Although we would like to hope that orange juice and Nic Naks make a good healthy meal, unfortunately this is not the case. It is very important that children grow up to be well nourished as they grow up. Their diet can also make a huge difference in how they feel and how well they learn.

Here are some tips that may or may not help you in your efforts to get your children to eat healthy.

Tip #1 :

Serve them small portions because they have small tummies. If you serve them a whole plate of meat, rice and vegetables, they’ll probably give up before they’ve even started. Try cutting nutritious foods into small bites, such as cheese cubes, cherry tomatoes, strawberries, a few peas and a few small triangles of bread or toast. That way, they’ll have a good chance of eating at least half of it.

Tip #2:

Become an artist, because kids eat something because it looks good. Never underestimate the power of a cookie cutter when it comes to making sandwiches. Even something as simple as making a smiley face out of the food on the plate helps.

Tip #3 :

If they hate the taste of something, like broccoli, don’t worry about forcing them to eat it. You’ll end up with gray hair and unnecessary stress. There are countless alternatives to any food, and there’s bound to be one that your child will like.

Tip #4 :

Don’t worry if they want tomato sauce with everything. At least it’s a good form of lycopene and, as long as it’s a good brand that’s low in salt and sugar, it’s fine if it helps them eat that piece of meat. If they have a sweet tooth, try making a milkshake with bananas and fruit and a little ice cream. Kids also like popsicles, so make them with mashed fruit.

Tip #5 :

Never force your child to finish everything on their plate. You’re only encouraging them to overeat by ignoring the vital “I’m full” signals coming from their brain.

Tip #6:

Tell your children that the principle is that they should taste a food at least once before saying they don’t like it.
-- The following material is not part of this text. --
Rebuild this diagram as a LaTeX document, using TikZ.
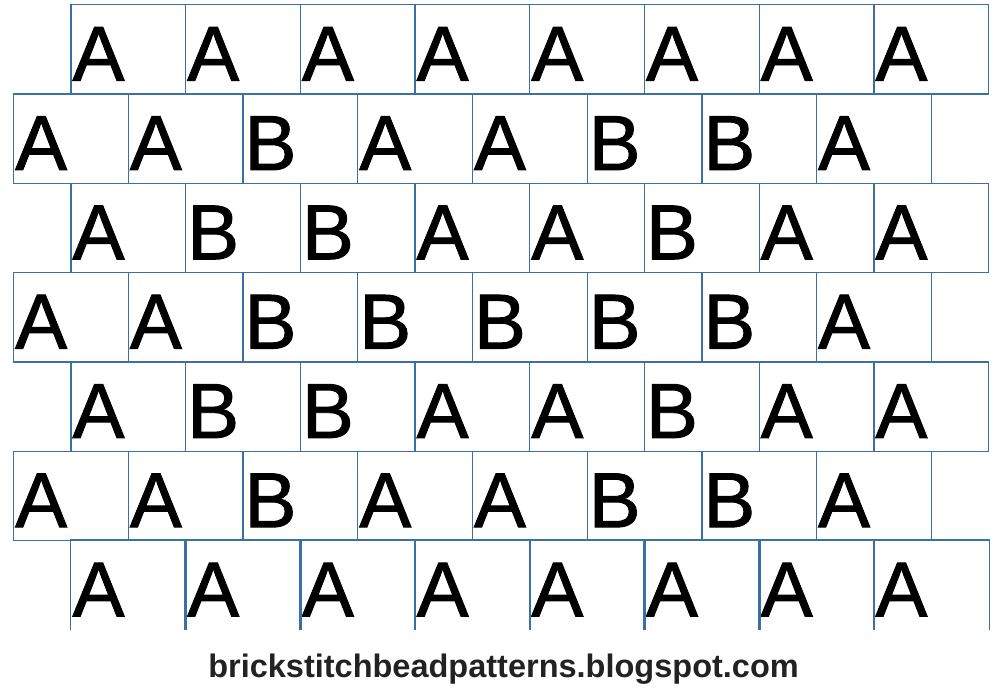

Sometimes they surprise themselves.

Tip #7:

Take them shopping with you and let them choose a dinner. They will feel more in control if they are involved in the decision-making process.

Tip #8:
Let them experiment in the kitchen. Most children will eat anything they have prepared themselves. Encourage the use of healthy ingredients and, of course, supervision. There are tons of kid-friendly recipes on Google.

Tip #9 :

In some cases, you can lie through your teeth. For example, if they ask you if the soup has onions in it, you can say no if it means they’re going to eat it.

Tip #10 :

Never offer more than two or three choices or you’ll get into trouble. If they don’t finish their meal, just put it away for later, then if they complain they’re hungry in an hour, you can take it back to them. If they are really hungry, they will eat it. Don’t replace it with a chocolate cookie afterwards.